>>

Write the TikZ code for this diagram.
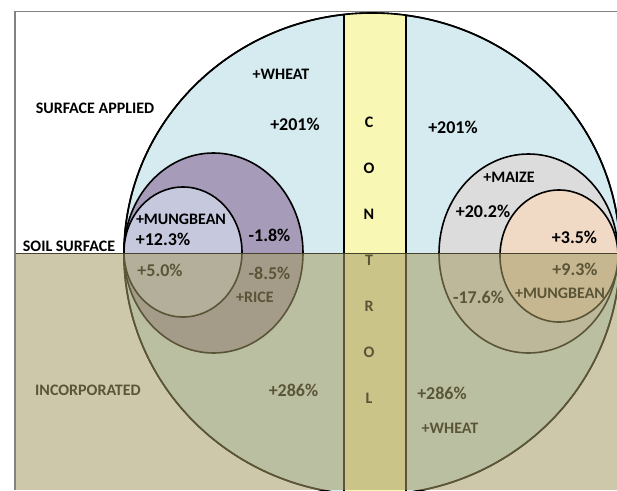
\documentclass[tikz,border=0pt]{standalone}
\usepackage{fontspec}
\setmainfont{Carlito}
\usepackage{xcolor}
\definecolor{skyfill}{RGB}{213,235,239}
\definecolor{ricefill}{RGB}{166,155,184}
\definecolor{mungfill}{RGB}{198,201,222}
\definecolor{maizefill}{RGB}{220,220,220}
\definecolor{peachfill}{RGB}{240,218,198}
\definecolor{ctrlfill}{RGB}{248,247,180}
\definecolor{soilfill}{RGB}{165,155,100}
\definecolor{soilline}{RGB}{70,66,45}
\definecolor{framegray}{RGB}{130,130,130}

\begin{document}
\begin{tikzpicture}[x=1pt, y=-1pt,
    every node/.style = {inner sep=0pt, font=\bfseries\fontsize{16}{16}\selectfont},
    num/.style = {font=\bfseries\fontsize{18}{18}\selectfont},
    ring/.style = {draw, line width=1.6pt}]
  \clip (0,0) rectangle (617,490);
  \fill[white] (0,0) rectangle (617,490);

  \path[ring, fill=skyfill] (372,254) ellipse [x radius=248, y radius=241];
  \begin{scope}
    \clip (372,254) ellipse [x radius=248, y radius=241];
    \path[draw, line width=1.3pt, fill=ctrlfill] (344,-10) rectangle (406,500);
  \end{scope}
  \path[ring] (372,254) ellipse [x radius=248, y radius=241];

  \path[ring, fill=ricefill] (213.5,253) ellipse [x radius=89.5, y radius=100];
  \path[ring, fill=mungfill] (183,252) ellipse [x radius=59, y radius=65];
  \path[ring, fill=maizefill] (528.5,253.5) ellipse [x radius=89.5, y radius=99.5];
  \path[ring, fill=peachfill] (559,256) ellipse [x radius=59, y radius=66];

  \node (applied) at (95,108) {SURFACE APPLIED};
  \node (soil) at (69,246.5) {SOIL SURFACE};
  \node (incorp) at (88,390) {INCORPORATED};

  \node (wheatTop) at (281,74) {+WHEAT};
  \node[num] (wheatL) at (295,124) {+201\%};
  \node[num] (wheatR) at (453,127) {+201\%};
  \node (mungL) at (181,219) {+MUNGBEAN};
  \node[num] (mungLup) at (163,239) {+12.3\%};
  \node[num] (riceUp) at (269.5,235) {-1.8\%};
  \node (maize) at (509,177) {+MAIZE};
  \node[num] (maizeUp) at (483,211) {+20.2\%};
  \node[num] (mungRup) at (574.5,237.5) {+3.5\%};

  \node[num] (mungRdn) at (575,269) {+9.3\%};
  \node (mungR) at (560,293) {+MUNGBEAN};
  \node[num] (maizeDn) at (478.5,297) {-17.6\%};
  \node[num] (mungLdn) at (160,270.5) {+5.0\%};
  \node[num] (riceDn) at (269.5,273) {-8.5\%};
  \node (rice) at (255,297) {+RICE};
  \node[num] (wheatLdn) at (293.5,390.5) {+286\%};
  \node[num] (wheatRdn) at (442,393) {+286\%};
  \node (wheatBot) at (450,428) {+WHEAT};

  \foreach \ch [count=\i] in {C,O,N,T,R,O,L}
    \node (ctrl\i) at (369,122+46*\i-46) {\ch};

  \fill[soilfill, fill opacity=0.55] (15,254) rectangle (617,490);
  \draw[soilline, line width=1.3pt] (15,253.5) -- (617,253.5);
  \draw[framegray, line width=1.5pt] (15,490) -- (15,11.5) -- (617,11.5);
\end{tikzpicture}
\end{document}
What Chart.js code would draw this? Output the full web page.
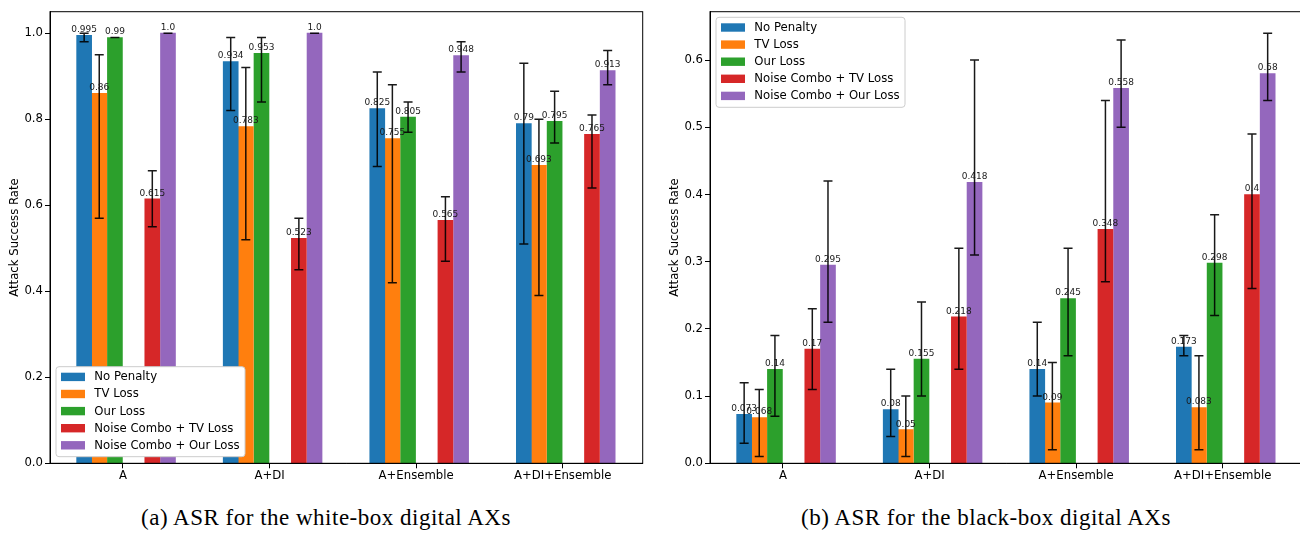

<<

DIRECTIONS →
Pictures are not part of the copy; reproduce everything else in the records exactly.

COMPLETED TASK →
Write the TikZ code for this diagram.
\documentclass[tikz,border=0pt]{standalone}
\usepackage{fontspec}
\setmainfont{Carlito}
\usepackage{xcolor}
\definecolor{skyfill}{RGB}{213,235,239}
\definecolor{ricefill}{RGB}{166,155,184}
\definecolor{mungfill}{RGB}{198,201,222}
\definecolor{maizefill}{RGB}{220,220,220}
\definecolor{peachfill}{RGB}{240,218,198}
\definecolor{ctrlfill}{RGB}{248,247,180}
\definecolor{soilfill}{RGB}{165,155,100}
\definecolor{soilline}{RGB}{70,66,45}
\definecolor{framegray}{RGB}{130,130,130}

\begin{document}
\begin{tikzpicture}[x=1pt, y=-1pt,
    every node/.style = {inner sep=0pt, font=\bfseries\fontsize{16}{16}\selectfont},
    num/.style = {font=\bfseries\fontsize{18}{18}\selectfont},
    ring/.style = {draw, line width=1.6pt}]
  \clip (0,0) rectangle (617,490);
  \fill[white] (0,0) rectangle (617,490);

  \path[ring, fill=skyfill] (372,254) ellipse [x radius=248, y radius=241];
  \begin{scope}
    \clip (372,254) ellipse [x radius=248, y radius=241];
    \path[draw, line width=1.3pt, fill=ctrlfill] (344,-10) rectangle (406,500);
  \end{scope}
  \path[ring] (372,254) ellipse [x radius=248, y radius=241];

  \path[ring, fill=ricefill] (213.5,253) ellipse [x radius=89.5, y radius=100];
  \path[ring, fill=mungfill] (183,252) ellipse [x radius=59, y radius=65];
  \path[ring, fill=maizefill] (528.5,253.5) ellipse [x radius=89.5, y radius=99.5];
  \path[ring, fill=peachfill] (559,256) ellipse [x radius=59, y radius=66];

  \node (applied) at (95,108) {SURFACE APPLIED};
  \node (soil) at (69,246.5) {SOIL SURFACE};
  \node (incorp) at (88,390) {INCORPORATED};

  \node (wheatTop) at (281,74) {+WHEAT};
  \node[num] (wheatL) at (295,124) {+201\%};
  \node[num] (wheatR) at (453,127) {+201\%};
  \node (mungL) at (181,219) {+MUNGBEAN};
  \node[num] (mungLup) at (163,239) {+12.3\%};
  \node[num] (riceUp) at (269.5,235) {-1.8\%};
  \node (maize) at (509,177) {+MAIZE};
  \node[num] (maizeUp) at (483,211) {+20.2\%};
  \node[num] (mungRup) at (574.5,237.5) {+3.5\%};

  \node[num] (mungRdn) at (575,269) {+9.3\%};
  \node (mungR) at (560,293) {+MUNGBEAN};
  \node[num] (maizeDn) at (478.5,297) {-17.6\%};
  \node[num] (mungLdn) at (160,270.5) {+5.0\%};
  \node[num] (riceDn) at (269.5,273) {-8.5\%};
  \node (rice) at (255,297) {+RICE};
  \node[num] (wheatLdn) at (293.5,390.5) {+286\%};
  \node[num] (wheatRdn) at (442,393) {+286\%};
  \node (wheatBot) at (450,428) {+WHEAT};

  \foreach \ch [count=\i] in {C,O,N,T,R,O,L}
    \node (ctrl\i) at (369,122+46*\i-46) {\ch};

  \fill[soilfill, fill opacity=0.55] (15,254) rectangle (617,490);
  \draw[soilline, line width=1.3pt] (15,253.5) -- (617,253.5);
  \draw[framegray, line width=1.5pt] (15,490) -- (15,11.5) -- (617,11.5);
\end{tikzpicture}
\end{document}
What Chart.js code would draw this? Output the full web page.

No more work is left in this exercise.